With the 1987 hit ‘Don’t Dream It’s Over’, Australia-based Crowded House created a classic song, combining a simple but effective guitar hook, a soaring melody, a catchy refrain (hey now, hey now), and most importantly, an inspired message of hope that cut through the cynicism and excess of the era. Reference the movie Wall Street if you want to know what I mean…it was released the same year. The song holds an unabashed candle to the idealism of the Sixties with its nod to The Beatles’ song-craft and Procol Harum-inspired organ solo.
Vocalist, guitarist, and principal songwriter Neil Finn, a native of New Zealand, had already been exposed to chart success and popular acclaim, penning some of the biggest hits for his older brother Tim’s band, Split Enz, known perhaps as much for their manic theatricality as their recordings.
Moving on, Neil hooked up with bassist Nick Seymour, and ex-Split Enz drummer Paul Hester to form Crowded House, embracing a musical concept that placed emphasis on less-is-more. ‘Don’t Dream It’s Over’ became one of the biggest hits ever for an Australasian band, and made the top ten in many countries. The band went on to produce a number of albums that can still make even celebrated songwriters cringe with envy.
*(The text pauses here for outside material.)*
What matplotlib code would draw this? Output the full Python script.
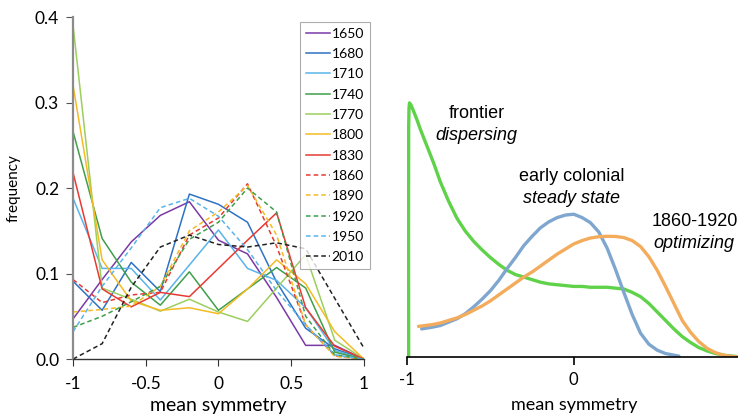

Crowded House went out with a bang in 1996, playing a farewell concert to an audience estimated at between 150,000 and 250,000 on the steps of the Sydney Opera House.
The band reformed in 2006, and have recently released their sixth album Intriguer.
At the time, the chart success of Don’t Dream It’s Over hinted to me that the Eighties still had a soft spot for both an inspired song rendered simply, and the idealistic Dream of the Sixties. The fact that I still hear it on the radio informs me that we’ve always needed good reminders of why we should remain hopeful. In the accelerated, saturated world we live in now, a sense of hope is vital.